How was your transition to UW?
“I think I was pretty independent and I didn’t find the transition too hard. I think it was harder on my parents than me. The first quarter, my dad surprised me and flew across the country. So I think they had more of a difficulty, because I still got to go back over breaks, and I feel like that is enough. I still try to talk to my parents everyday.”


What does a day in the life look like for you?
“An ideal day–I wake up around 7:30 and try to get ready by 8ish. I make myself breakfast–oatmeal, nothing big. I live off campus, on Nordheim by UVill, so I usually take the bus to campus.

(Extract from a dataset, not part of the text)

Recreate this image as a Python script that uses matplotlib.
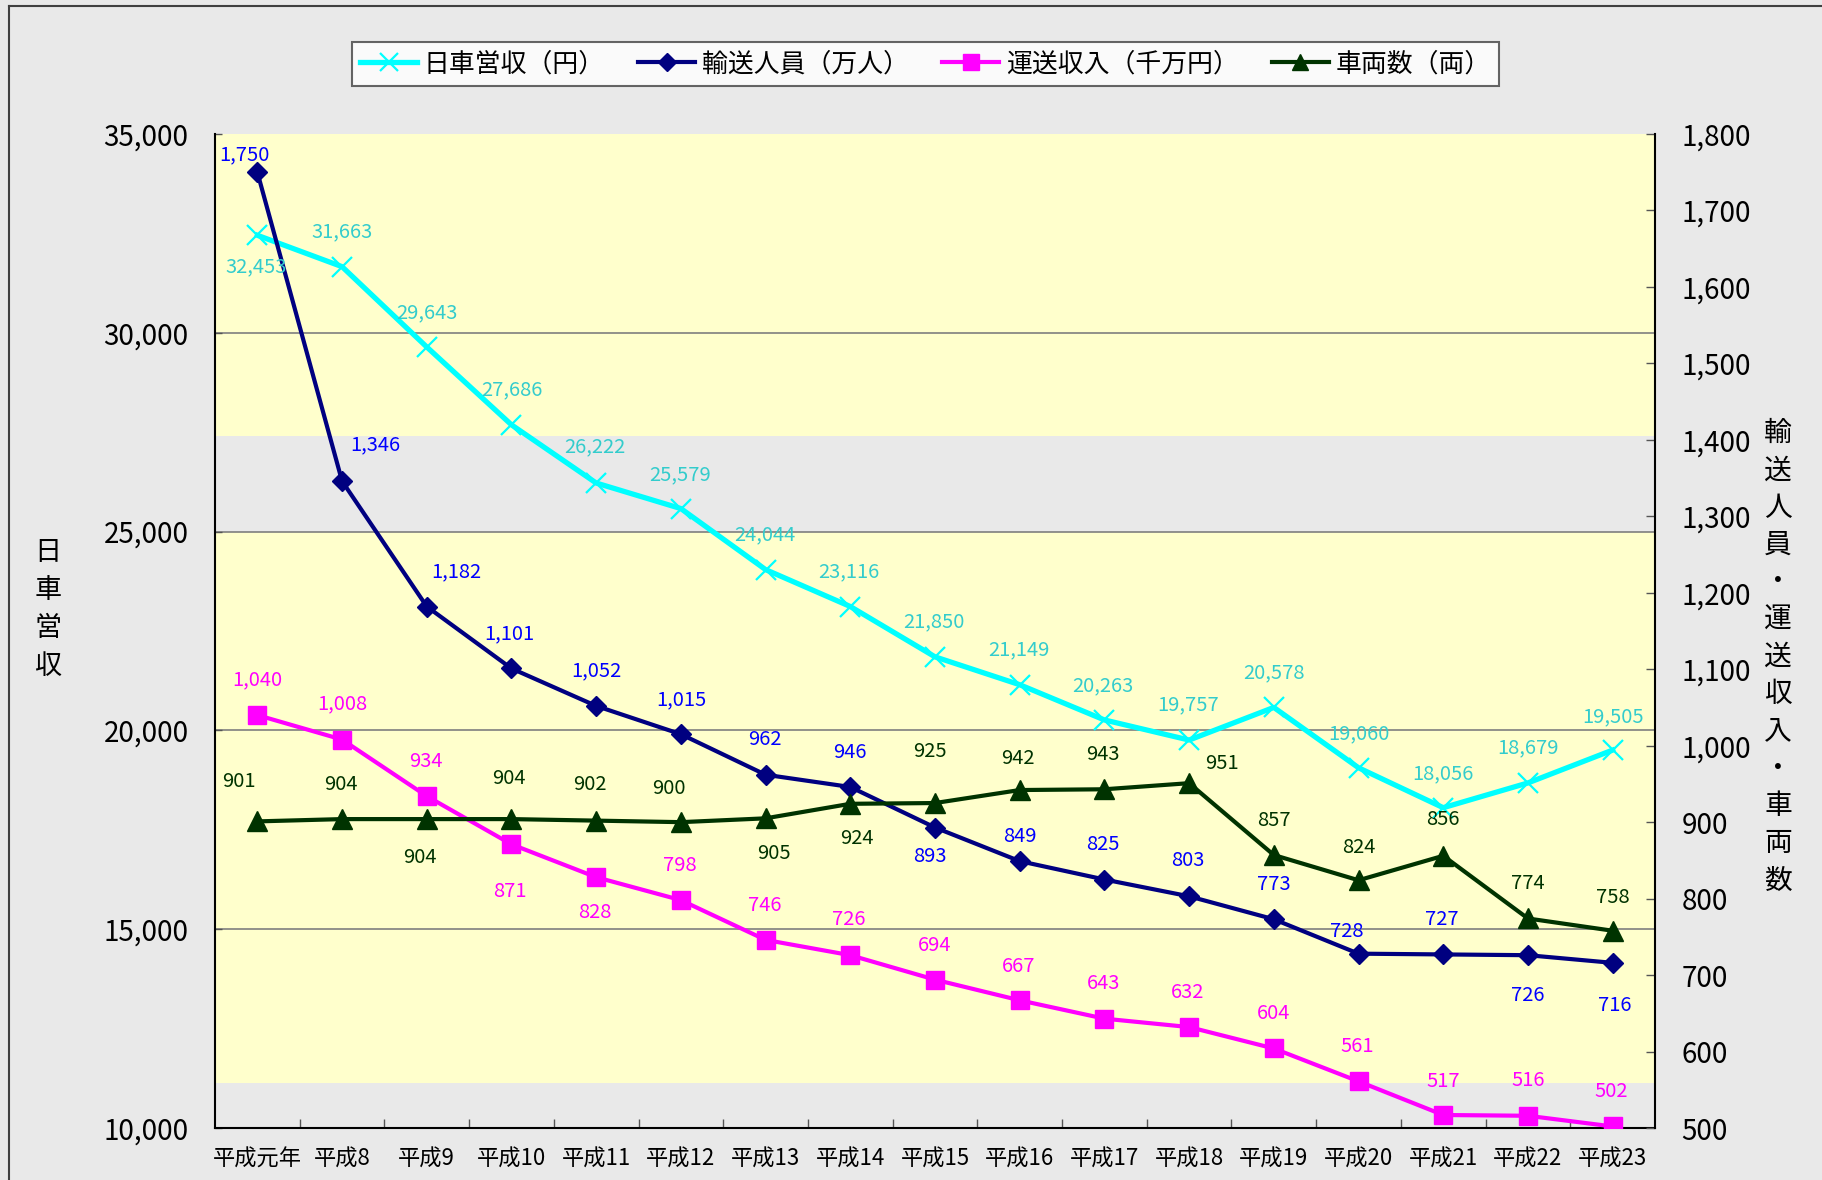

I get to work around 9:00 and I go until 5:00; when I have to go to class, I just go to class. That’s usually about it. And after 5:00 sometimes, I stay in my office and do homework and stuff, cause it’s quiet and nice. I usually go to sleep pretty late.”


What advice would you give to incoming freshmen and transfer students?
“I could make a whole guidebook: How to make a CS application, full of specifications I learned about CS in particular. But in a broad perspective, I guess I could say that time management is a big thing. Coming from high school and coming from your parents home, going to just yourself, you have so much freedom and time that it can be hard to allocate time to do work. It’s easy to get lost in that…That’s why I like my on-campus job. I treat school almost as a job too. So from 9:00 to 5:00 I’m doing schoolwork, and after 5:00 I have the rest of the day to do whatever.”